Impossibile definire con una sola espressione l’arte di Angelo Ventimiglia, prossimo ingegnere col talento della Pittura. E’ quella di antichi Padri, che si mescola con una visione contemporanea e, molto spesso, futuristica (sia da Futurismo che da avvenirismo). Tecniche miste, quelle utilizzate da Ventimiglia, il giovane artista calabro dell’Altocosentino jonico con profumo d’anima arbereshe e passione per la cultura araba, per opere grondanti passione e sensualità, figlie delle onde del Mediterraneo e delle grotte dell’ultima coda d’Appennino. Senti il vociare dell’arrivo di chi sbarca e il silenzio della paura di chi fugge e si rintana nel ventre della terra. Senti il tintinnìo delle monete alla forgia e lo scalpellìo sul marmo pario delle colonne del tempio. Avverti il calore materno del ventre e il gelo matematico della mente, se ti rapisce quel suo quadro, appeso o poggiato. Fiducioso il tratto, che nasce dal calcolo e si abbandona al lascivo andare del pennello sulla tela. Preciso e coraggioso lo sbalzo sul metallo, che trasforma il quadro in un progetto tridimensionale. Una sorta di corpo nuovo, che pretende di scappare dalla parete per imbarcarsi, migrante, verso più lontane sponde.
Temevo di non uscirne incolume, dal suo atelier. Le ultime opere erano tornate da poco da Venezia e Firenze: avevo atteso qualche settimana prima di incontrarlo. Pretendevo di conoscere quelle “vite” in viaggio. La sensazione è stata forte. L’ho sentita veramente, la voce greca del mare, e mi sono inebriato di antichi balsami, ma anche lontani mondi che saranno scoperti domani. Una specie di inevitabile trance, figlia di quello che l’artista chiama “una sorta di Meta-morfismo” che riconosce le proprie radici nel classicismo greco, ma si impone di essere in continua evoluzione. Quasi a difendere le traballanti sorti dell’attuale Calabria, non più Megale Ellas, non ancora del tutto risolta. E libera.

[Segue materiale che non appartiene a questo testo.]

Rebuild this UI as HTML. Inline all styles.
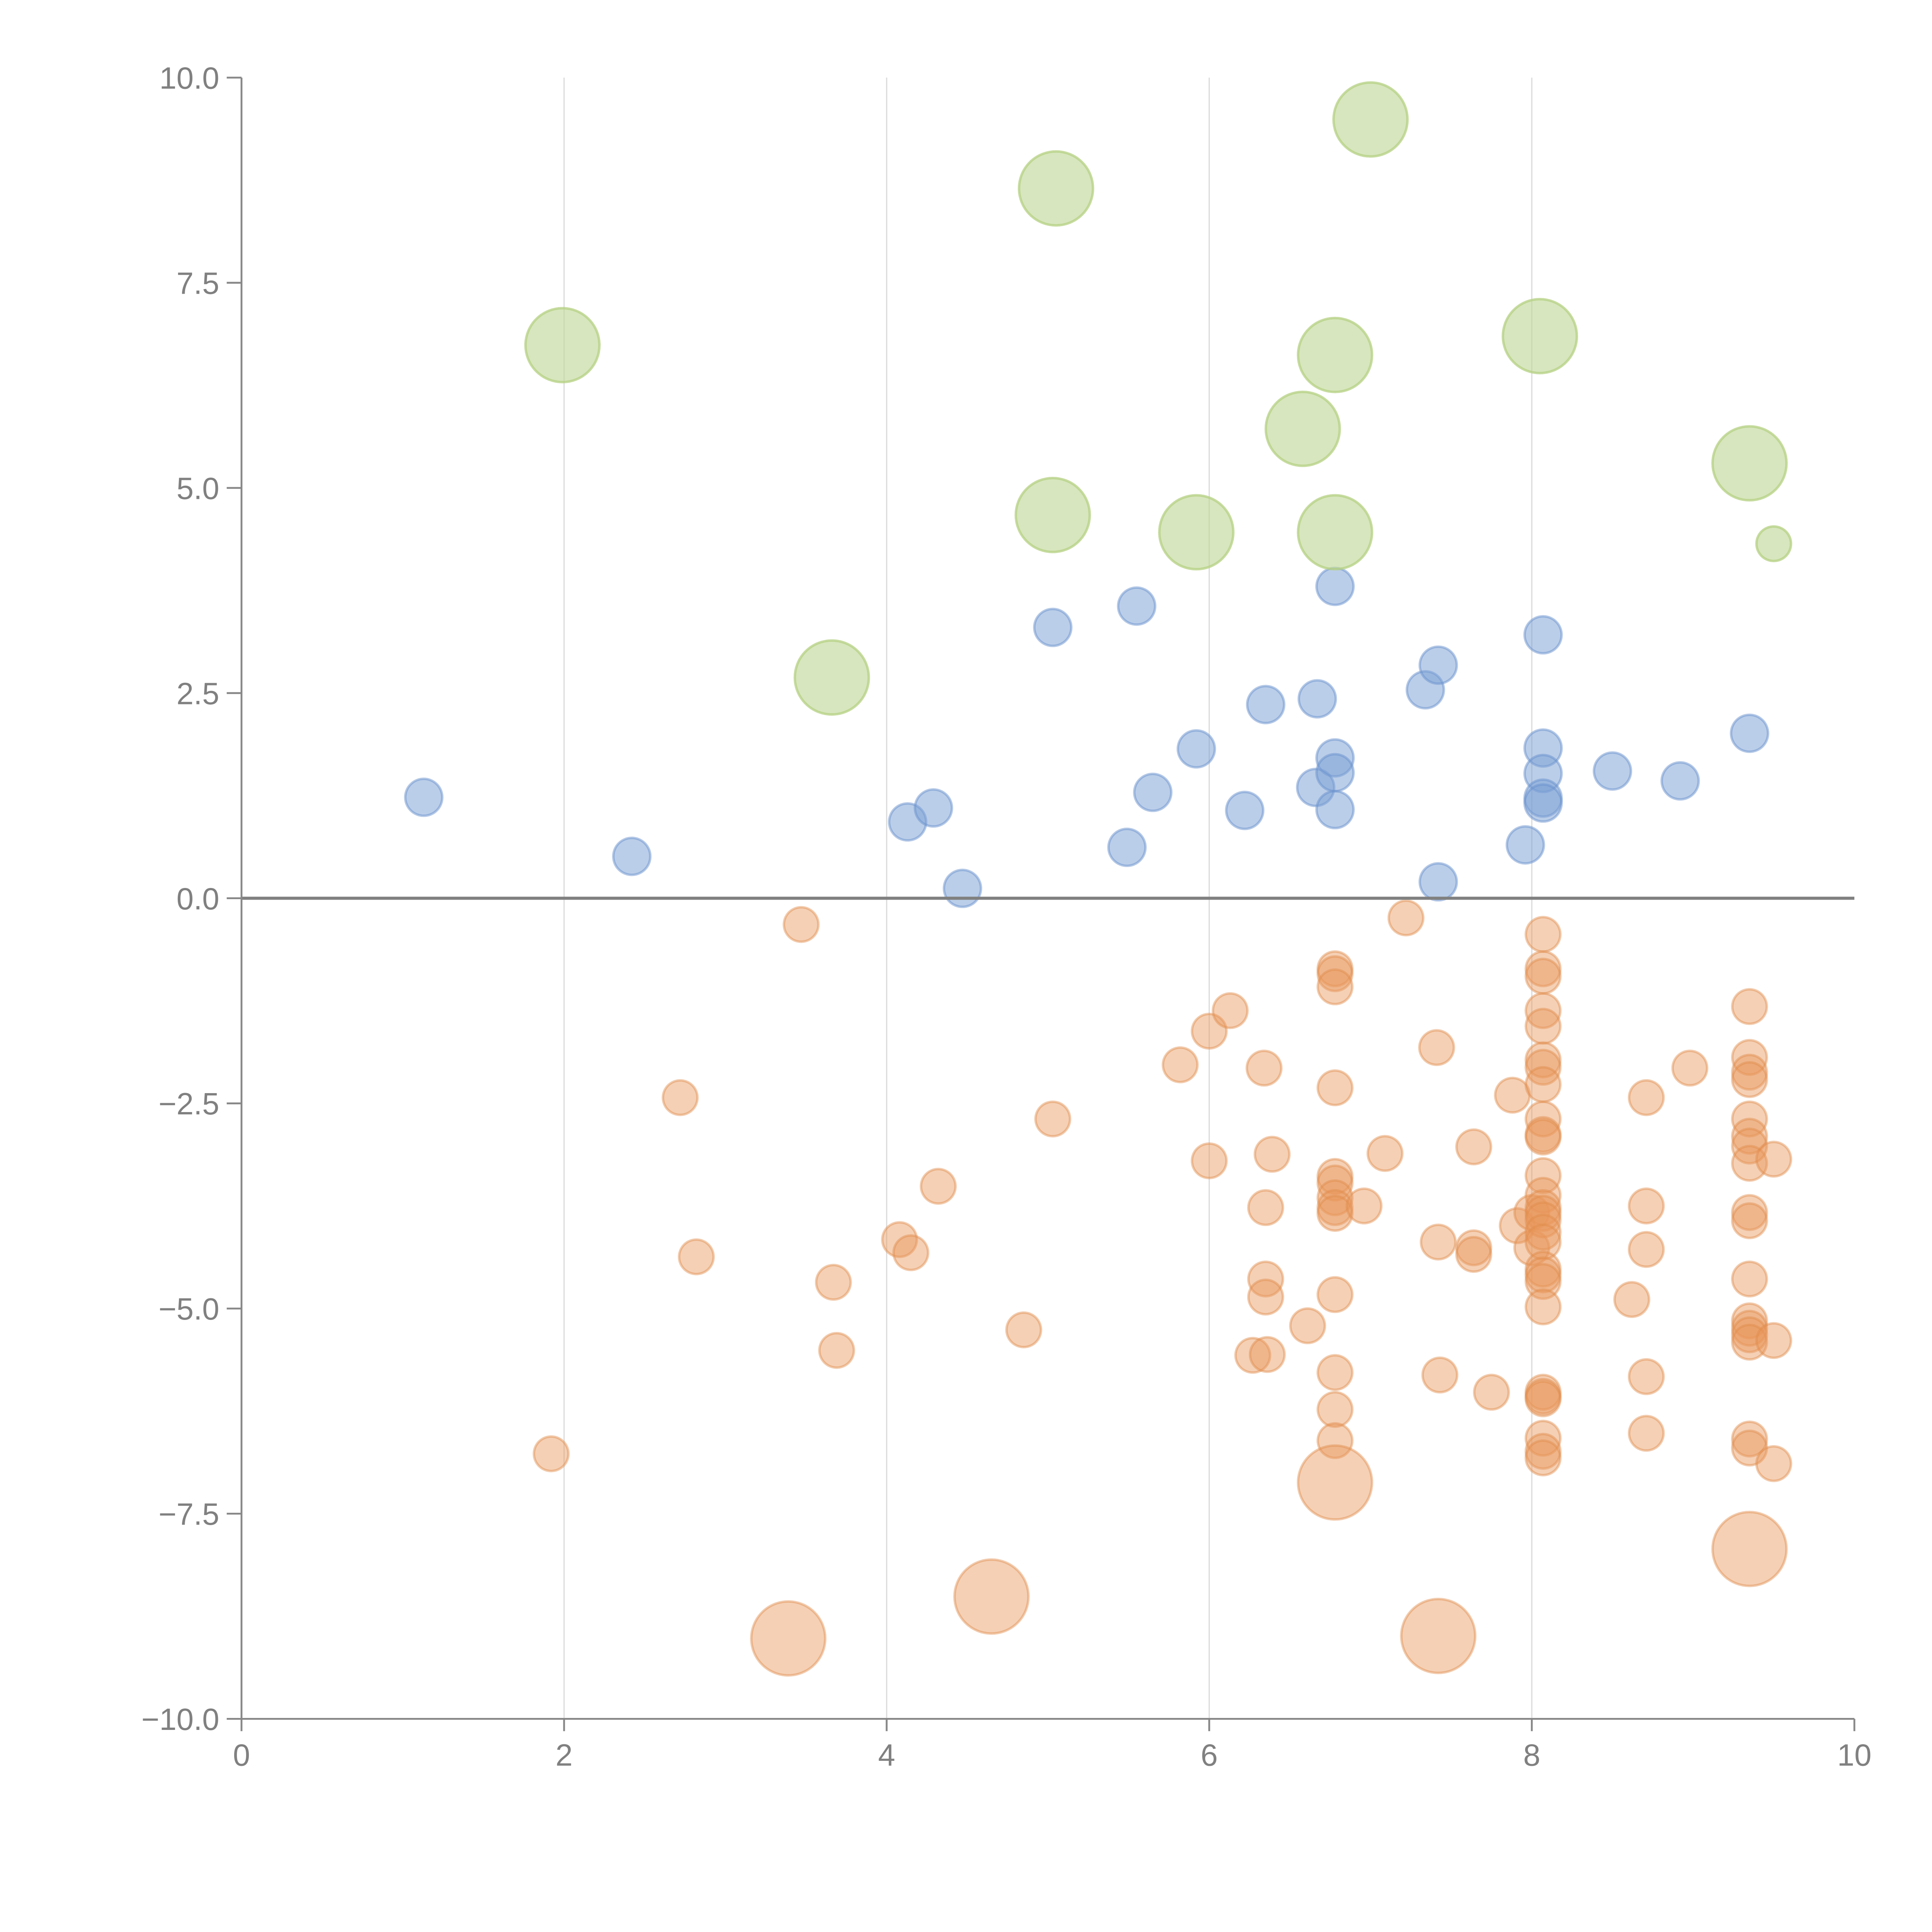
<!DOCTYPE html>
<html><head><meta charset="utf-8"><style>
html,body{margin:0;padding:0;background:#fff;}
svg{display:block;}
text{font-family:"Liberation Sans",sans-serif;fill:#808080;font-size:25px;}
</style></head><body>
<svg id="chart" width="5000" height="5000" viewBox="0 0 1568 1568" xmlns="http://www.w3.org/2000/svg"></svg>
<script>
const xTicks=[0,2,4,6,8,10];
const xTickLabels=["0","2","4","6","8","10"];
const yTicks=[10,7.5,5,2.5,0,-2.5,-5,-7.5,-10];
const yTickLabels=["10.0","7.5","5.0","2.5","0.0","\u22122.5","\u22125.0","\u22127.5","\u221210.0"];

const greenX=[1.99,5.05,7.0,3.66,6.78,8.05,6.58,5.03,5.92,6.78,9.35,9.50];
const greenY=[6.74,8.65,9.49,2.69,6.62,6.85,5.72,4.67,4.46,4.46,5.30,4.32];
const greenR=[30,30,30,30,30,30,30,30,30,30,30,14];

const blueX=[1.13,2.42,4.13,4.29,4.47,5.03,5.55,5.49,5.65,5.92,6.22,6.35,6.67,6.66,6.78,6.78,6.78,6.78,7.34,7.42,7.42,8.07,8.07,8.07,8.07,8.07,7.96,8.50,8.92,9.35];
const blueY=[1.23,0.51,0.93,1.10,0.12,3.30,3.56,0.62,1.29,1.82,1.07,2.36,2.43,1.35,3.80,1.71,1.53,1.08,2.54,2.84,0.20,3.21,1.83,1.52,1.22,1.16,0.65,1.55,1.43,2.01];

const orangeX=[3.47,2.72,2.82,1.92,3.67,3.69,4.08,4.15,4.32,4.85,5.03,5.82,6.0,6.13,6.0,6.34,6.39,6.35,6.35,6.35,6.27,6.36,6.61,
6.78,6.78,6.78,6.78,6.78,6.78,6.78,6.78,6.78,6.96,6.78,6.78,6.78,6.78,7.09,7.22,7.41,7.42,7.43,7.64,7.64,7.64,7.75,7.88,7.91,8.0,8.0,
8.07,8.07,8.07,8.07,8.07,8.07,8.07,8.07,8.07,8.07,8.07,8.07,8.07,8.07,8.07,8.07,8.07,8.07,8.07,8.07,8.07,8.07,8.07,8.07,8.07,8.07,8.07,8.07,
8.62,8.71,8.71,8.71,8.71,8.71,8.98,
9.35,9.35,9.35,9.35,9.35,9.35,9.35,9.35,9.35,9.35,9.35,9.35,9.35,9.35,9.35,9.35,9.35,
9.50,9.50,9.50,
3.39,4.65,6.78,7.42,9.35];
const orangeY=[-0.32,-2.43,-4.37,-6.77,-4.68,-5.51,-4.16,-4.32,-3.51,-5.26,-2.69,-2.03,-1.62,-1.37,-3.20,-2.07,-3.12,-3.77,-4.64,-4.86,-5.57,-5.56,-5.21,
-0.86,-0.92,-1.08,-2.31,-3.39,-3.47,-3.65,-3.77,-3.84,-3.75,-4.83,-5.78,-6.23,-6.61,-3.11,-0.24,-1.82,-4.19,-5.81,-3.03,-4.26,-4.34,-6.02,-2.40,-3.99,-3.83,-4.26,
-0.44,-0.86,-0.95,-1.37,-1.56,-1.97,-2.06,-2.27,-2.69,-2.88,-2.91,-3.38,-3.62,-3.77,-3.84,-3.92,-4.07,-4.19,-4.52,-4.59,-4.67,-4.98,-6.02,-6.07,-6.10,-6.58,-6.74,-6.82,
-4.89,-2.43,-3.75,-4.28,-5.83,-6.52,-2.07,
-1.32,-1.94,-2.12,-2.21,-2.69,-2.90,-3.02,-3.23,-3.83,-3.93,-4.64,-5.15,-5.24,-5.32,-5.41,-6.59,-6.70,
-3.18,-5.39,-6.89,
-9.02,-8.51,-7.12,-8.99,-7.93];
const orangeR=orangeX.map((v,i)=> i>=orangeX.length-5 ? 30 : 14);
const blueR=blueX.map(()=>15);

const X0=196,X1=1505,Y0=1395,Y1=63;
const sx=v=>X0+(v-0)/(10-0)*(X1-X0);
const sy=v=>Y0-(v+10)/20*(Y0-Y1);
const svg=document.getElementById('chart');
const NS='http://www.w3.org/2000/svg';
function mk(tag,attrs,parent){const e=document.createElementNS(NS,tag);for(const k in attrs)e.setAttribute(k,attrs[k]);(parent||svg).appendChild(e);return e;}

xTicks.slice(1,-1).forEach(t=>{
  const g=mk('line',{x1:sx(t),x2:sx(t),y1:Y1,y2:Y0,stroke:'#dcdcdc','stroke-width':1});
  
  
});

function series(xs,ys,rs,fill,stroke,name){
  const g=mk('g',{});
  
  
  xs.forEach((x,i)=>{
    const c=mk('circle',{cx:sx(x),cy:sy(ys[i]),r:rs[i],fill:fill,stroke:stroke,'stroke-width':2},g);
    
    
  });
}
series(orangeX,orangeY,orangeR,'rgba(232,150,90,0.45)','rgba(225,140,75,0.45)','orange');
series(blueX,blueY,blueR,'rgba(120,158,212,0.5)','rgba(105,145,205,0.5)','blue');
series(greenX,greenY,greenR,'rgba(190,214,150,0.62)','rgba(180,208,130,0.75)','green');

const z=mk('line',{x1:X0,x2:X1,y1:sy(0),y2:sy(0),stroke:'#808080','stroke-width':2.5});



const ya=mk('line',{x1:X0,x2:X0,y1:Y1,y2:Y0,stroke:'#888','stroke-width':1.5});


const xa=mk('line',{x1:X0,x2:X1,y1:Y0,y2:Y0,stroke:'#888','stroke-width':1.5});



yTicks.forEach((t,i)=>{
  const l=mk('line',{x1:X0-12,x2:X0,y1:sy(t),y2:sy(t),stroke:'#888','stroke-width':1.5});
  
  
  const tx=mk('text',{x:X0-18,y:sy(t)+9,'text-anchor':'end'});
  tx.textContent=yTickLabels[i];
  
  
});
xTicks.forEach((t,i)=>{
  const l=mk('line',{x1:sx(t),x2:sx(t),y1:Y0,y2:Y0+10,stroke:'#888','stroke-width':1.5});
  
  
  const tx=mk('text',{x:sx(t),y:Y0+38,'text-anchor':'middle'});
  tx.textContent=xTickLabels[i];
  
  
});
</script>
</body></html>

“Ogni momento è quello giusto per guardarsi intorno e lasciarsi ispirare dai profumi e dai colori della propria terra.” Come dire che solo l’Arte può spezzare le catene del malvivere, del malaffare, della malapolitica. Quelle monete antiche, dunque, recuperate e incastonate nei quadri, diventano, così, la speranza di futura ricchezza a riscatto di un presente bastardo e senz’anima. Tante le esposizioni delle sue opere. Attualmente, esposte nella Sala Mostre dell’Università della Calabria, a Cosenza, per “Identità”. Fino al 30 dicembre 2014.